**Work instructions**
The listing below is the input. Say how many of its lines contain "this", giving the number alone.

Figure scripts

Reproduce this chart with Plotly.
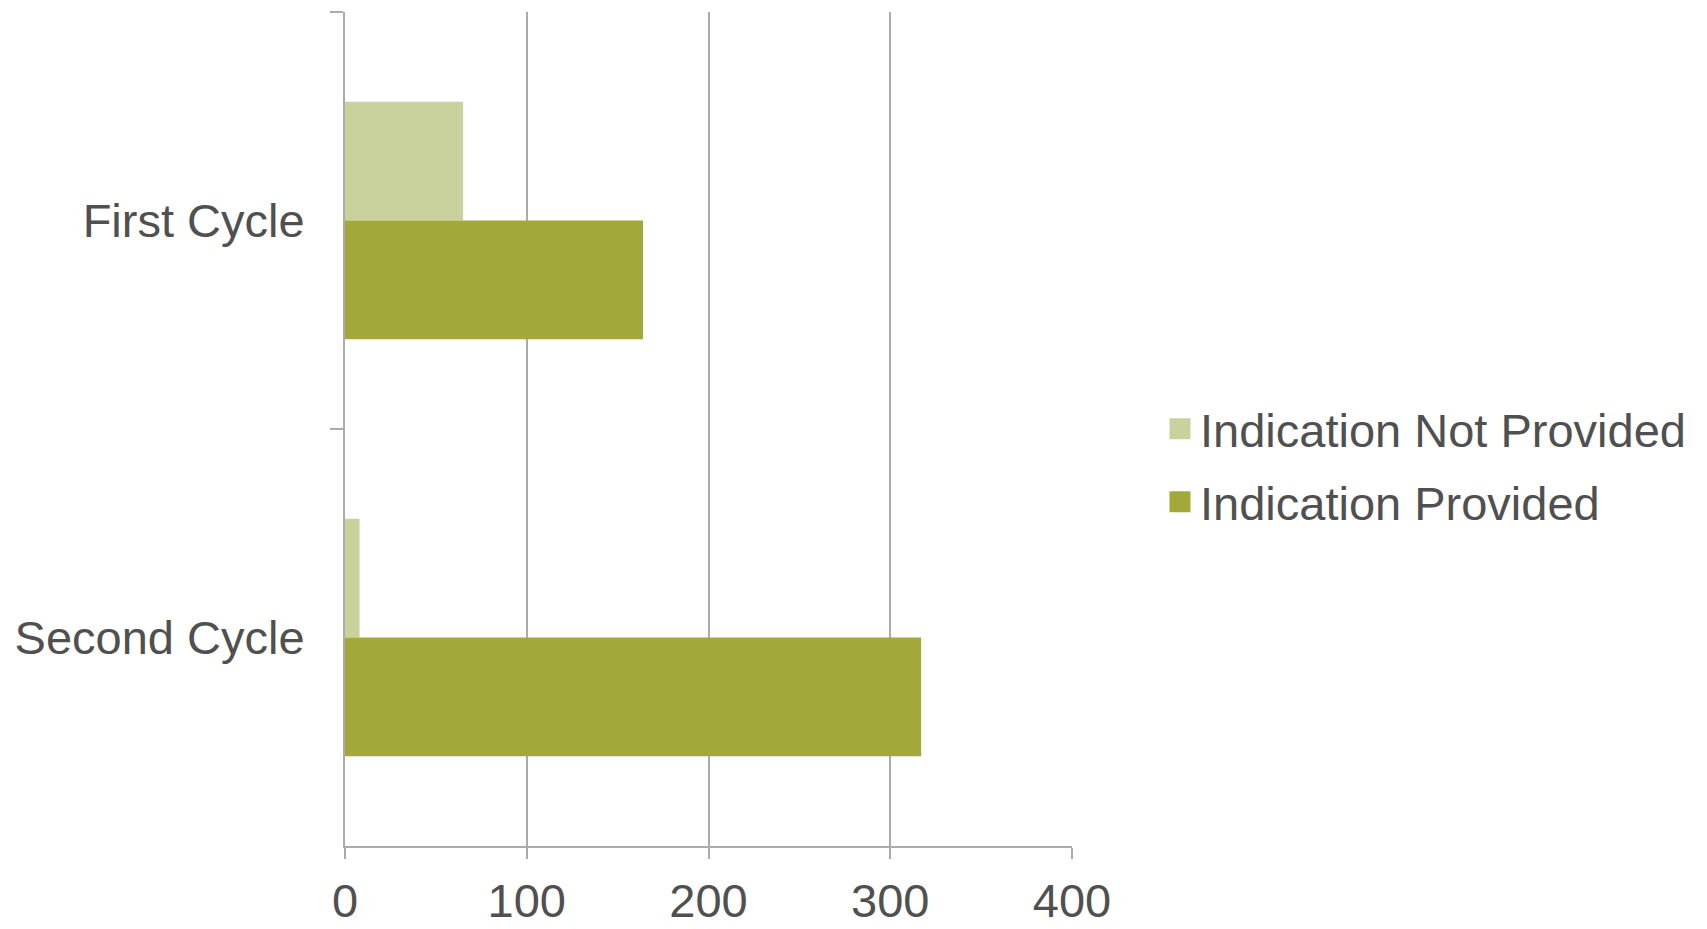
import plotly.graph_objects as go

categories = ["First Cycle", "Second Cycle"]
not_provided = [65, 8]
provided = [164, 317]
x_ticks = [0, 100, 200, 300, 400]
series_names = ["Indication Not Provided", "Indication Provided"]
series_colors = ["#C9D19C", "#A2A93A"]

FONT = "Liberation Sans, Arial, sans-serif"
TXT = "#505050"
GRID = "#ABABAB"

fig = go.Figure()
for name, vals, col in zip(series_names, [not_provided, provided], series_colors):
    fig.add_trace(go.Bar(
        y=categories, x=vals, orientation="h", name=name,
        legendgroup=name, showlegend=False,
        marker=dict(color=col, line=dict(width=0)),
    ))
# legend entries (larger square swatches)
for name, col in zip(series_names, series_colors):
    fig.add_trace(go.Scatter(
        x=[None], y=[None], mode="markers", name=name, legendgroup=name,
        marker=dict(symbol="square", size=16, color=col,
                    line=dict(color=col, width=8)),
    ))

fig.update_layout(
    width=1707, height=929,
    margin=dict(l=345, r=635, t=12, b=83, autoexpand=False),
    paper_bgcolor="white", plot_bgcolor="white",
    barmode="group", bargap=0.43, bargroupgap=0,
    font=dict(family=FONT, size=47, color=TXT),
    legend=dict(
        x=1.121, xanchor="left", y=0.456, yanchor="middle",
        font=dict(family=FONT, size=47, color=TXT),
        traceorder="grouped", tracegroupgap=9, bgcolor="rgba(0,0,0,0)",
    ),
)
fig.update_xaxes(
    range=[0, 400], tickvals=x_ticks, ticktext=[str(v) for v in x_ticks],
    showgrid=True, gridcolor=GRID, gridwidth=2,
    showline=True, linecolor=GRID, linewidth=2,
    ticks="outside", ticklen=11, tickcolor=GRID, tickwidth=2,
    ticklabelstandoff=2, zeroline=False, automargin=False,
    tickfont=dict(family=FONT, size=47, color=TXT),
)
fig.update_yaxes(
    autorange="reversed", type="category",
    showgrid=False, showline=True, linecolor=GRID, linewidth=2,
    ticks="outside", ticklen=13, tickcolor=GRID, tickwidth=2,
    tickson="boundaries", ticklabelstandoff=29, automargin=False,
    tickfont=dict(family=FONT, size=47, color=TXT),
)

fig.write_html("out.html")
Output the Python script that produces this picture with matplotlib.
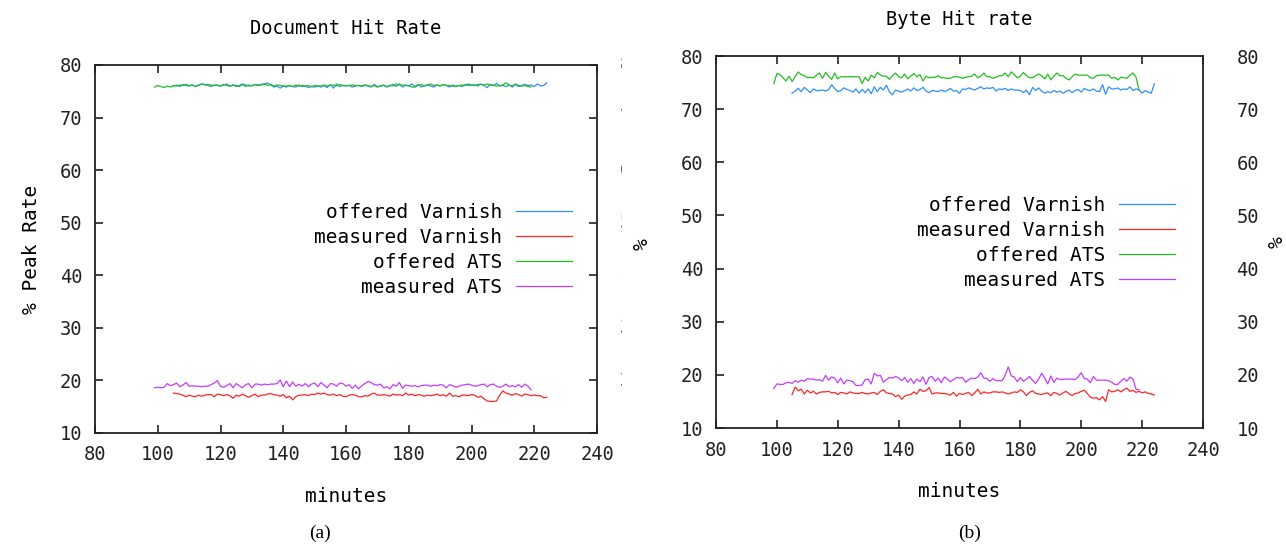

**Written response**
2